** Begin **
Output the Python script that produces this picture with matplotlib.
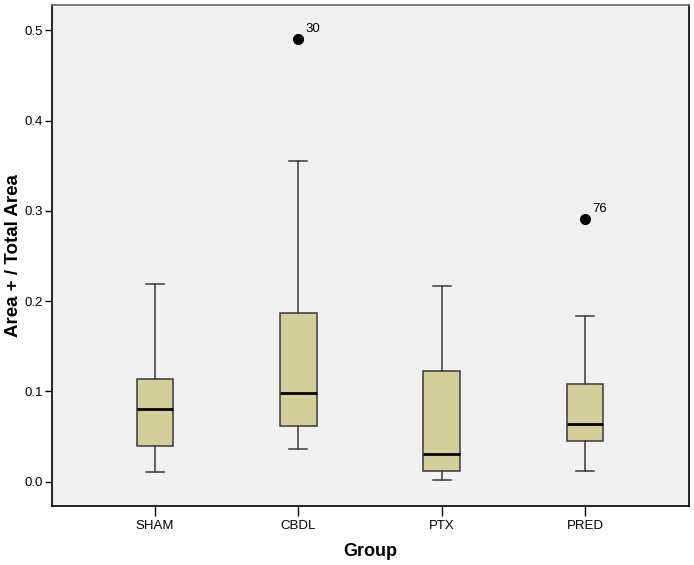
import matplotlib.pyplot as plt

groups = ['SHAM', 'CBDL', 'PTX', 'PRED']
whislo = [0.011, 0.036, 0.002, 0.012]
q1 = [0.040, 0.062, 0.012, 0.045]
med = [0.081, 0.098, 0.031, 0.064]
q3 = [0.114, 0.187, 0.123, 0.108]
whishi = [0.219, 0.355, 0.217, 0.184]
outliers = [[], [0.490], [], [0.291]]
outlier_ids = [[], ['30'], [], ['76']]

plt.rcParams['font.family'] = ['Liberation Sans', 'DejaVu Sans']

fig = plt.figure(figsize=(6.94, 5.65), dpi=100)
ax = fig.add_axes([0.0745, 0.1044, 0.918, 0.8866])
ax.set_facecolor('#f0f0f0')

stats = []
for i in range(len(groups)):
    stats.append({'label': groups[i], 'whislo': whislo[i], 'q1': q1[i], 'med': med[i],
                  'q3': q3[i], 'whishi': whishi[i], 'fliers': outliers[i]})

pos = [1, 2, 3, 4]
ax.bxp(stats, positions=pos, widths=0.255, patch_artist=True, showfliers=True,
       boxprops=dict(facecolor='#d4cf9a', edgecolor='#3a3a3a', linewidth=1.1),
       medianprops=dict(color='black', linewidth=2),
       whiskerprops=dict(color='#3a3a3a', linewidth=1.1),
       capprops=dict(color='#3a3a3a', linewidth=1.1),
       capwidths=0.127,
       flierprops=dict(marker='o', markerfacecolor='black', markeredgecolor='black', markersize=7))

for i in range(len(groups)):
    for v, lab in zip(outliers[i], outlier_ids[i]):
        ax.annotate(lab, (pos[i], v), xytext=(5, 5), textcoords='offset points',
                    fontsize=9.5, color='black')

ax.set_xlim(0.279, 4.724)
ax.set_ylim(-0.0269, 0.5279)
ax.set_yticks([0.0, 0.1, 0.2, 0.3, 0.4, 0.5])
ax.set_yticklabels(['0.0', '0.1', '0.2', '0.3', '0.4', '0.5'])
ax.set_xticks(pos)
ax.set_xticklabels(groups)
ax.tick_params(axis='y', length=5, width=1, labelsize=9.5, pad=1)
ax.tick_params(axis='x', length=7, width=1, labelsize=9.5, pad=3)

ax.set_xlabel('Group', fontsize=13, fontweight='bold', labelpad=8)
ax.set_ylabel('Area + / Total Area', fontsize=13.5, fontweight='bold')
ax.yaxis.set_label_coords(-0.047, 0.5)

for s in ['left', 'bottom', 'right']:
    ax.spines[s].set_color('black')
    ax.spines[s].set_linewidth(1.2)
ax.spines['top'].set_color('#666666')
ax.spines['top'].set_linewidth(1.2)

fig.savefig('out.png', dpi=100)
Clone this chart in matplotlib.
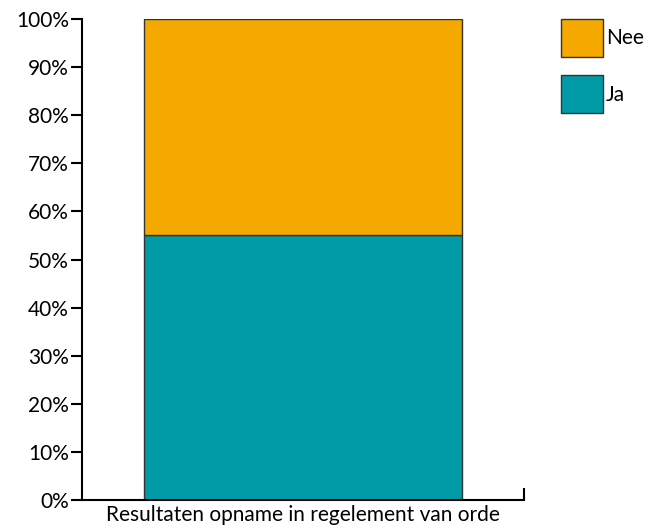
import matplotlib
matplotlib.use('Agg')
import matplotlib.pyplot as plt
from matplotlib.patches import Patch
from matplotlib.ticker import PercentFormatter

# data
category = 'Resultaten opname in regelement van orde'
series = ['Ja', 'Nee']
values = [55, 45]
colors = ['#009ba6', '#f5a800']

plt.rcParams['font.family'] = ['Lato', 'DejaVu Sans']

fig = plt.figure(figsize=(6.52, 5.31), dpi=100)
ax = fig.add_axes([82/652, 31/531, 442/652, 481/531])

bottom = 0
for name, v, c in zip(series, values, colors):
    ax.bar(0.5, v, width=0.72, bottom=bottom, color=c,
           edgecolor='#333333', linewidth=1.0, label=name)
    bottom += v

ax.set_xlim(0, 1)
ax.set_ylim(0, 100)
ax.set_yticks(range(0, 101, 10))
ax.yaxis.set_major_formatter(PercentFormatter(decimals=0))
ax.tick_params(axis='y', direction='out', length=8, width=1.5,
               labelsize=15, pad=1.5)
ax.set_xticks([1])
ax.set_xticklabels([''])
ax.tick_params(axis='x', direction='in', length=9, width=1.5)
ax.set_xlabel(category, fontsize=15, labelpad=0)
ax.spines['top'].set_visible(False)
ax.spines['right'].set_visible(False)
ax.spines['left'].set_linewidth(1.5)
ax.spines['bottom'].set_linewidth(1.5)

handles = [Patch(facecolor=c, edgecolor='#333333', label=n)
           for n, c in zip(series[::-1], colors[::-1])]
fig.legend(handles=handles, loc='upper left',
           bbox_to_anchor=(561/652, 1 - 19/531), frameon=False,
           fontsize=15, handlelength=2.0, handleheight=2.4,
           handletextpad=0.15, labelspacing=0.9, borderaxespad=0,
           borderpad=0)

fig.savefig('out.png', dpi=100)
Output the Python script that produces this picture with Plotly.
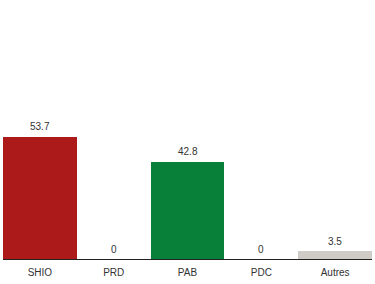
** End **
**Instructions for the task**
Repeat exactly the lines from the start of the entries down to the line with "plt.rcParams['font.family'] = ['Liberation", keeping both ends but none of the pictures.

**Response**
Output the Python script that produces this picture with matplotlib.
import matplotlib.pyplot as plt

groups = ['SHAM', 'CBDL', 'PTX', 'PRED']
whislo = [0.011, 0.036, 0.002, 0.012]
q1 = [0.040, 0.062, 0.012, 0.045]
med = [0.081, 0.098, 0.031, 0.064]
q3 = [0.114, 0.187, 0.123, 0.108]
whishi = [0.219, 0.355, 0.217, 0.184]
outliers = [[], [0.490], [], [0.291]]
outlier_ids = [[], ['30'], [], ['76']]

plt.rcParams['font.family'] = ['Liberation Sans', 'DejaVu Sans']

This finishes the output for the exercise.